Eight months ago, in September 2016, the $67B
merger between Dell and EMC was completed. It was the tech industry’s biggest merger ever, done against the backdrop of disruptive change in the tech industry, with the merging companies representing the old order rather than the new one.
Most mergers in the past in tech have not been successful and the larger the companies involved, larger are the stakes and slimmer are the chances of pulling it off.

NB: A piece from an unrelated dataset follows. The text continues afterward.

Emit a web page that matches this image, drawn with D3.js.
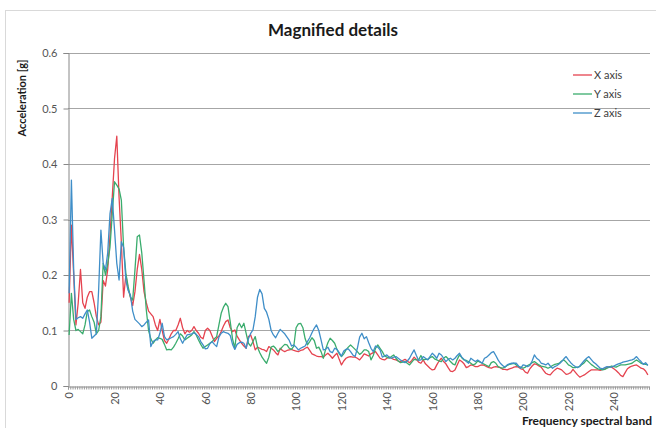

One undisputed trend in enterprise IT is that public cloud vendors (such as AWS, Microsoft, Google) are eating the lunch of traditional IT infrastructure players like IBM, Oracle, HPE, and Dell EMC. Public cloud is the biggest threat that Dell EMC has to face up to. Michael Dell mentioned in his keynote that public cloud is twice as costly than on-premise, everything cannot be done on public cloud, he referred to it as the ‘boomerang effect’. Dell EMC’s best response to this threat is to offer a range of IT infrastructure consumption models on pay-for-usage basis. The company does not plan to offer a public cloud service yet; it may even not be the best competitive maneuver. But the threat of public cloud remains a big one.
Even though it is too early to pronounce a verdict, we can begin to catch some early signals on the success of the merger based on the content, messages, and the flavor of conversations at DEW this year. Dell EMC has begun its journey well, packed the right stuff, started out in the right direction, with seemingly the right maps and weather details. Thumbs up on this one, at least for now. Dell Technologies family of businesses is poised well to deliver modern and secure IT infrastructure across the edge, the core, and the cloud to serve variety of computing workloads. With the sheer breadth of its product portfolio, the renewed partner strategy, the network of global alliances and their solutions portfolio, and the continuing investments in R&D, it is expected that Dell EMC is outvoted by its customers.